**Written exercise:** Begin at the first line and end at the line containing "plt.rcParams['font.family'] = ['Noto". Extract exactly those lines.

**Supplied information:**
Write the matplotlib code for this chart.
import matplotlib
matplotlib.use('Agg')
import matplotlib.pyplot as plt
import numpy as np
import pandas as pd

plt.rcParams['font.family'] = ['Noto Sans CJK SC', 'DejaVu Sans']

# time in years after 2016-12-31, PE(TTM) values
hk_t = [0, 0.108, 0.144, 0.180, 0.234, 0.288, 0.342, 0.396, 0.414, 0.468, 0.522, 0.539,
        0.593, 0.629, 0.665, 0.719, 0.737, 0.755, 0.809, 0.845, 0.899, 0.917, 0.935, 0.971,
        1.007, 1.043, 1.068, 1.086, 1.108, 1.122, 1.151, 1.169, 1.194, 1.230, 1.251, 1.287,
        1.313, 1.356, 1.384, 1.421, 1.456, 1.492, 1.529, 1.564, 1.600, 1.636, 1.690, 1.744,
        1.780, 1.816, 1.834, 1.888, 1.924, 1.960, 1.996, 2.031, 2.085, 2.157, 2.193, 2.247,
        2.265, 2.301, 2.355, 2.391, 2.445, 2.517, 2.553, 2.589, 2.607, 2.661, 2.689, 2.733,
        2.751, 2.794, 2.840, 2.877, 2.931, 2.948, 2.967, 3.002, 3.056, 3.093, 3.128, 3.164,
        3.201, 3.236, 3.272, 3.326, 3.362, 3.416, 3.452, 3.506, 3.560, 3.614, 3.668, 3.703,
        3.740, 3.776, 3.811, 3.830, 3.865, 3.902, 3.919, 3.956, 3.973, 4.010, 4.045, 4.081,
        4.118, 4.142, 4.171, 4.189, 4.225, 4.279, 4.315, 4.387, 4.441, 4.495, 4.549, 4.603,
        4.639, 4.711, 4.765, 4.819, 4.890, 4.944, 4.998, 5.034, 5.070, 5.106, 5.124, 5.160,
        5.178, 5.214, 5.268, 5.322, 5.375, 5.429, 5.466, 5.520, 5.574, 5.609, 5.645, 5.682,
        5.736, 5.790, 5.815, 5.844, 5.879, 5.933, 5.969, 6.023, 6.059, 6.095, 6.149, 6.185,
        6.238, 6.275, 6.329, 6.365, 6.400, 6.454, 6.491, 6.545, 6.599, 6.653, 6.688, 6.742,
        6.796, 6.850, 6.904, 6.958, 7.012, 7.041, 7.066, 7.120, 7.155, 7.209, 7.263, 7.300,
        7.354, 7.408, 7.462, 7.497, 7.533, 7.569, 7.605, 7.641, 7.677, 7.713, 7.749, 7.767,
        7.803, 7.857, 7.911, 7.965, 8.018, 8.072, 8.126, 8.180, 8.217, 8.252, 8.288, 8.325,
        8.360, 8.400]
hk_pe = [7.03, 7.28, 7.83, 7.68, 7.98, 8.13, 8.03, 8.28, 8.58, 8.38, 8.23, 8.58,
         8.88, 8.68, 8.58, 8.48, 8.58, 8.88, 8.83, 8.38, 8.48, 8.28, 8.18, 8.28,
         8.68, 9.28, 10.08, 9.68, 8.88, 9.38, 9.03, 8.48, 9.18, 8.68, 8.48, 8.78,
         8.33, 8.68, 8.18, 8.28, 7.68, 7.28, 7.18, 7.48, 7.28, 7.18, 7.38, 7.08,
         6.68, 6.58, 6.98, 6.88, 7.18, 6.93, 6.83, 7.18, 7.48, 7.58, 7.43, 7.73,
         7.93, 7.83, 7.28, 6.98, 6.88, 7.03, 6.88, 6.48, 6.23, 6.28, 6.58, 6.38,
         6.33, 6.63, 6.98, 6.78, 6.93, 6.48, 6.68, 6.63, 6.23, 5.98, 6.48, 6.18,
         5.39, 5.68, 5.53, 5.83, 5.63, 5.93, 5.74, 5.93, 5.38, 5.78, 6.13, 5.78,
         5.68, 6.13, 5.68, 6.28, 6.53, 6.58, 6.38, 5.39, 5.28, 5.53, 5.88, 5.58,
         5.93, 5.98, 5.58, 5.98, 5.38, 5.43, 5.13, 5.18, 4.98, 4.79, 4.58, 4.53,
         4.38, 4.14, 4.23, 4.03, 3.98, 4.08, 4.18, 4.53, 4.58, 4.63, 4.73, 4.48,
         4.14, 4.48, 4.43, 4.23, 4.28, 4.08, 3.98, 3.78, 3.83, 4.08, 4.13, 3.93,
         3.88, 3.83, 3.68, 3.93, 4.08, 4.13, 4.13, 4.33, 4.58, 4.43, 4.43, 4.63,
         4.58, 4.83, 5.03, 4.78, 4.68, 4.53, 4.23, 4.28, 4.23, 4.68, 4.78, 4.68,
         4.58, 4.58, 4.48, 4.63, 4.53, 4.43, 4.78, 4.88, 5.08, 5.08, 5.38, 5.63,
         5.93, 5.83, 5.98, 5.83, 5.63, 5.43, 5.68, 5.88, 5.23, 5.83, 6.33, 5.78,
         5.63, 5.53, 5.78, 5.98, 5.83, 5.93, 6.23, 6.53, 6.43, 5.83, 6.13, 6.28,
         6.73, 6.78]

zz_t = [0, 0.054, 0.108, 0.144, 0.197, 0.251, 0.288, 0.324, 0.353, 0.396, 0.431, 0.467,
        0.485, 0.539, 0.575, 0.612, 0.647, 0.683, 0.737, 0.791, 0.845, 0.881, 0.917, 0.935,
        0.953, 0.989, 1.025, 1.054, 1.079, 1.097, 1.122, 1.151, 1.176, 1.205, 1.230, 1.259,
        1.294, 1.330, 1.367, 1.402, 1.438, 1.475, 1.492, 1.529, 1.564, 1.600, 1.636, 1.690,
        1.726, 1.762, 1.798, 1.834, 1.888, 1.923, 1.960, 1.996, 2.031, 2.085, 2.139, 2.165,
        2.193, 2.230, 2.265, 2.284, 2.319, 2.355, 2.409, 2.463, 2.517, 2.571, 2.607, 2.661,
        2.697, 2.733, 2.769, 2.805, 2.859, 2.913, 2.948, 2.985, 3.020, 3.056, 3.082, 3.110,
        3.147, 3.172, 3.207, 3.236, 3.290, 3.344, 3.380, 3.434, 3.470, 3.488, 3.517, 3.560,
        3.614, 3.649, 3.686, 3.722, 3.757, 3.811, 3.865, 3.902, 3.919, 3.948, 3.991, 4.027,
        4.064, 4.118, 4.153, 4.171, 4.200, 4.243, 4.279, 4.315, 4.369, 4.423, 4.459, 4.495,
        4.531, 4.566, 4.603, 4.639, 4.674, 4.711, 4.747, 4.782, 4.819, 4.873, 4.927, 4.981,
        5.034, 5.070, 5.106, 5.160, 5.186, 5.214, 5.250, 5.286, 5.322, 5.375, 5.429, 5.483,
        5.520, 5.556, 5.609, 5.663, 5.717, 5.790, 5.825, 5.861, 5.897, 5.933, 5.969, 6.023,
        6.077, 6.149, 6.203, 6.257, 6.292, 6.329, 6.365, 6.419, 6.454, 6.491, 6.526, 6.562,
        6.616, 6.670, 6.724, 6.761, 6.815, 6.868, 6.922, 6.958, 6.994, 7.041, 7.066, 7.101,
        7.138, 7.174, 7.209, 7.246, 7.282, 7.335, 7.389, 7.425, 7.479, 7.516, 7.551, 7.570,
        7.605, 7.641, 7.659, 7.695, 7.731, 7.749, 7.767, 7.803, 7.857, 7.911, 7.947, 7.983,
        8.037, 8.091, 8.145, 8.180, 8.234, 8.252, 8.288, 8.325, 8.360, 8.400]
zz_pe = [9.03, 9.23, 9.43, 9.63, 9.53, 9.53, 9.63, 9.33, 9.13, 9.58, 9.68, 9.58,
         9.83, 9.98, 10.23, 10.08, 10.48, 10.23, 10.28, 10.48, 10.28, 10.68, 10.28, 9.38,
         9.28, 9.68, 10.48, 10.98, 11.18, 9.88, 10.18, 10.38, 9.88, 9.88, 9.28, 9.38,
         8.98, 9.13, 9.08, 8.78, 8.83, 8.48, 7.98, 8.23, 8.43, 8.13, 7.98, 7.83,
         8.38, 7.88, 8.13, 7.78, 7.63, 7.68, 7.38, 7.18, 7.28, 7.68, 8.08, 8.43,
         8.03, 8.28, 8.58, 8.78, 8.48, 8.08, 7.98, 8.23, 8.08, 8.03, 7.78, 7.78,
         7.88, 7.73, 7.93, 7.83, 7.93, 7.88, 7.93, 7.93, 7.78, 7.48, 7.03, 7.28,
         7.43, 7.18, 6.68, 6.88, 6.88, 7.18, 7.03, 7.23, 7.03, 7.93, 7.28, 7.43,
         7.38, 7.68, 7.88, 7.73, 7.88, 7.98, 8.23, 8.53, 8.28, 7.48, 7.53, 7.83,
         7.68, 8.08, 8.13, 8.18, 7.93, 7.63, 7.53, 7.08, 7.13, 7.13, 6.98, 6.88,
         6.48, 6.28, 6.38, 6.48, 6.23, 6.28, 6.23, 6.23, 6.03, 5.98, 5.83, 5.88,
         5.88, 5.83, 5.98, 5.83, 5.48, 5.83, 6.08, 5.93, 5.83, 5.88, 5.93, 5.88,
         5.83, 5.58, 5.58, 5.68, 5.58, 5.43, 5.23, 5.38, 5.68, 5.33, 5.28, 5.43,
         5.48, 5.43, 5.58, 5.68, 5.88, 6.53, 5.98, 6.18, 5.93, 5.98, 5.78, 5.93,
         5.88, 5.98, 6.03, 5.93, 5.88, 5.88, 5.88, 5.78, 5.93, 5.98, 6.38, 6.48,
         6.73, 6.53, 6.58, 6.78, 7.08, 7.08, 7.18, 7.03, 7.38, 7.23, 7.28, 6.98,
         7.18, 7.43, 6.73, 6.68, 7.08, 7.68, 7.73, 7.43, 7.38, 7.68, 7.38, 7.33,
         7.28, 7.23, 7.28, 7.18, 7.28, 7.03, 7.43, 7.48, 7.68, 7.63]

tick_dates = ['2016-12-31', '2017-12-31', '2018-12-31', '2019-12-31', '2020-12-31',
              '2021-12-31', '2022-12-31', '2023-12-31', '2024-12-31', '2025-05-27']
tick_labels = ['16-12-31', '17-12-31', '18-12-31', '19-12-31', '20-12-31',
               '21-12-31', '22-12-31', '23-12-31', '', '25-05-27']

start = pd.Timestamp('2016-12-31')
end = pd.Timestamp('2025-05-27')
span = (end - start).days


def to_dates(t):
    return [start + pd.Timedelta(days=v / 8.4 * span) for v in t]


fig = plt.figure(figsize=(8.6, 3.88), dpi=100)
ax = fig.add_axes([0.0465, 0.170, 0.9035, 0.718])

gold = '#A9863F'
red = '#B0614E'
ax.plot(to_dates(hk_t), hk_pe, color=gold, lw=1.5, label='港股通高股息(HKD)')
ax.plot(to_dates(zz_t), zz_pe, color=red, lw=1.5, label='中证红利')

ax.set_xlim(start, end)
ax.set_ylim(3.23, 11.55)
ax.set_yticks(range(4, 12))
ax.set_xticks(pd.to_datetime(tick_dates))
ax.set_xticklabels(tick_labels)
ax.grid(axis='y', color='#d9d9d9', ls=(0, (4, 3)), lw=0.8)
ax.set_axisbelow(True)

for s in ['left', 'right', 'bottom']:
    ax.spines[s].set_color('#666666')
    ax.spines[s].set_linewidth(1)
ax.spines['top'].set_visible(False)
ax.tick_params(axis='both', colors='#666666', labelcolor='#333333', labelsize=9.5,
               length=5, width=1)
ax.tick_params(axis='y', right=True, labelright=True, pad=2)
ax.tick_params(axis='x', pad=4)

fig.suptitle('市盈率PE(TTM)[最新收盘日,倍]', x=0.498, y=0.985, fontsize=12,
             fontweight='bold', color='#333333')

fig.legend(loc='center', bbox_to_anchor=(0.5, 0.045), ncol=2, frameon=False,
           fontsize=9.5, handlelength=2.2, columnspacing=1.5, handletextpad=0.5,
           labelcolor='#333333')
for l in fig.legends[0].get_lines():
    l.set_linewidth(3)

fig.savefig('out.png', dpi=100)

**The result:**
Write the matplotlib code for this chart.
import matplotlib
matplotlib.use('Agg')
import matplotlib.pyplot as plt
import numpy as np
import pandas as pd

plt.rcParams['font.family'] = ['Noto Sans CJK SC', 'DejaVu Sans']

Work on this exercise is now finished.